Tuesday, April 29, 2008

Record Review: Constantines


Constantines
Kensington Heights
NQL Rating: Album of the Year So Far

Considering the natural progression of things, it's inevitable that youth's cynicism is washed away and overtaken by larger, less definable truths and struggles such as love, friendship, getting old, and realizing that you're going to die. The trick is to figure out how to conquer these realities.

Kensington Heights, the fourth album from the Constantines, reveals a change in aesthetic but not necessarily approach. Constantines' first albums had more in common sonically with their post-rock and post-hardcore forebears (Slint, Fugazi, Jawbox)--jittery, edgy, at times unnerving. Kensington Heights, on the other hand, is post-influence: a polished and affable dose of grown-up perspective, with the urgency, stridency, and indignance of their early work tempered by restraint and mannered delicacy but not at the expense of tension or immediacy, an immediacy reflected in the album's spare production. Kensington Heights possesses an organic sound, and as such, it ebbs and flows like a great concert. This is an intimate album that, like Bry Webb's voice, sounds old, lived-in but not worn out--the Birkenstocks you've had since college and keep getting re-soled--so it makes sense to start discussing from the beginning.

"Hard Feelings" and "Million Star Hotel" are the so-so warm-ups that lead to the album's true start: the driving, brooding, all-rhythm "Trans Canada", whose stabbing synths and chugging guitars and bass evoke hurtling down a desolate highway, its darkness occasionally broken by streetlamps and "ghost horns in my head keeping time". After momentum-builder "Shower of Stones" comes the first crest, "Our Age", a song concerning the indefinable qualities of youth made clear in adulthood.
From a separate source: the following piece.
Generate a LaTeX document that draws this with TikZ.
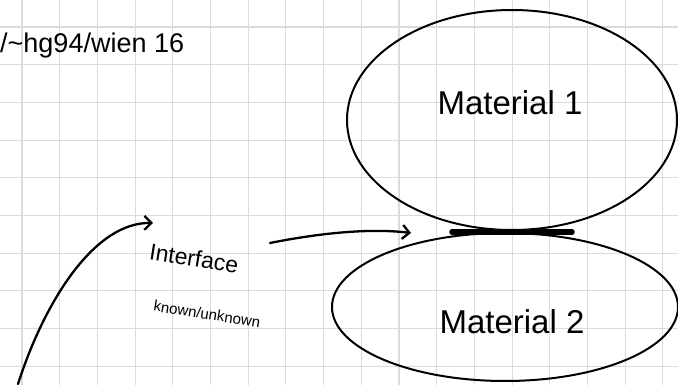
\documentclass[tikz,border=0pt]{standalone}
\usepackage{fontspec}
\setmainfont{Liberation Sans}
\usetikzlibrary{shapes.geometric,arrows.meta}
\tikzset{
  gridline/.style={draw=black!14, line width=1.1pt},
  pen/.style={draw=black, line width=2pt, line cap=round, line join=round},
  arrowpen/.style={pen, line width=2.3pt, -{Straight Barb[length=7pt,width=14pt,line width=2.3pt]}},
  blob/.style={ellipse, pen, inner sep=0pt, outer sep=0pt},
  hand/.style={inner sep=0pt, text=black},
}
\begin{document}
\begin{tikzpicture}[x=1pt,y=-1pt]
\useasboundingbox[fill=white] (0,0) rectangle (678,385);
% grid
\foreach \i in {0,...,17} \draw[gridline] ({22+37.7*\i},0) -- ({22+37.7*\i},385);
\foreach \j in {0,...,9} \draw[gridline] (0,{27+37.7*\j}) -- (678,{27+37.7*\j});
% materials
\node[blob, minimum width=330pt, minimum height=220pt] (m1) at (512,120) {};
\node[blob, minimum width=346pt, minimum height=148pt] (m2) at (505,307) {};
\node[hand, font=\fontsize{33}{36}\selectfont] (t1) at (510,103) {Material 1};
\node[hand, font=\fontsize{33}{36}\selectfont] (t2) at (512,322) {Material 2};
% interface bar
\coordinate (ib1) at (452,232);
\coordinate (ib2) at (572,232);
\draw[line width=5.5pt, line cap=round] (ib1) -- (ib2);
% labels
\node[hand, anchor=west, font=\fontsize{27}{30}\selectfont] (hdr) at (0,46) {/\textasciitilde hg94/wien 16};
\node[hand, rotate=-9, font=\fontsize{23}{26}\selectfont] (itf) at (194,258) {Interface};
\node[hand, rotate=-9, font=\fontsize{15}{17}\selectfont] (kn) at (207,314) {known/unknown};
% arrows
\coordinate (a0) at (18,384);
\coordinate (a1) at (153,223);
\draw[arrowpen] (a0) .. controls (45,300) and (95,222) .. (a1);
\coordinate (b0) at (270,243);
\coordinate (b1) at (411,233);
\draw[arrowpen] (b0) .. controls (320,233) and (370,228) .. (b1);
\end{tikzpicture}
\end{document}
Everyone who's lived anywhere near the margins can relate to this sentiment: "I was a hungry little one, / a prodigal, a rising sun / hung up on my confusion. / My age was all, all that I was." Expectations are a bastard, and being a kid can be hard.

Second in a clutch of songs that represent the album's beating heart is supreme comedown "Time Can Be Overcome". In it, the sense that Constantines understand humanity's place in the universe ("now architect, now archaeologist") is paramount; there's no more rush to get things done or said. Youth's preoccupation with running out of time or hurrying to finish and move on to the next thing is gone. The Cons ask, rhetorically, "What do you know, still living so young?" And answer, sagely: "Tomorrow's no burden". You can beat the clock if you ally with it.

The immediately re-energizing "Brother Run Them Down" follows, a "song for sensitive men" that includes one of the tenderest sentiments ever laid to tape: "Friend, to me you're an embassy in the middle of the night in a wayward nation." The song is an invitation to transcend the mundane ("too many restless years"), to reject being defined by some larger construct ("you are not your generation"), and (gasp) to have faith in mankind. Stop chasing a future that's uncatchable and be content to "go out and recognize each other from a common beginning." In this way, "Brother" is reminiscent of "Weak Become Heroes": Living as one of millions, you have no choice but to see yourself in other people and intuit that "I've known you all my life but don't know your name".

After memorable but skippable "Credit River" comes the Constantines' mission statement, the cadre of tunes that close the record. The utter positivity of "I Will Not Sing a Hateful Song" leads into the crushingly gorgeous "New King". Over right-in-your-ear vocals, acoustic strums, and pealing organs, "New King" speaks of destiny without a hint of irony, spans time and place, gender and identity, goals and reality to reveal something beautiful about failure, and the lack of fear of failure--having enough courage to "pull a fortune from a river", so to speak, and when that fails, the wherewithal to "build a bed for new beginning". (Plus, the drum fills are killer.)

In view of what's come before, final track "Do What You Can Do" scans like a benediction, and when Webb intones, "I bid you twelve lengths of peace and quiet, / and all speed away from human sorrow", you believe him. In the first verse alone, Webb recalls Robert Herrick, the Stones, and Talking Heads. And by the end, you can imagine Webb saying, "Go in peace." At its core, Kensington Heights is an astounding bit of humanism--and a welcome slab of seriousness right when we need it from a band more powerful and empowered than ever.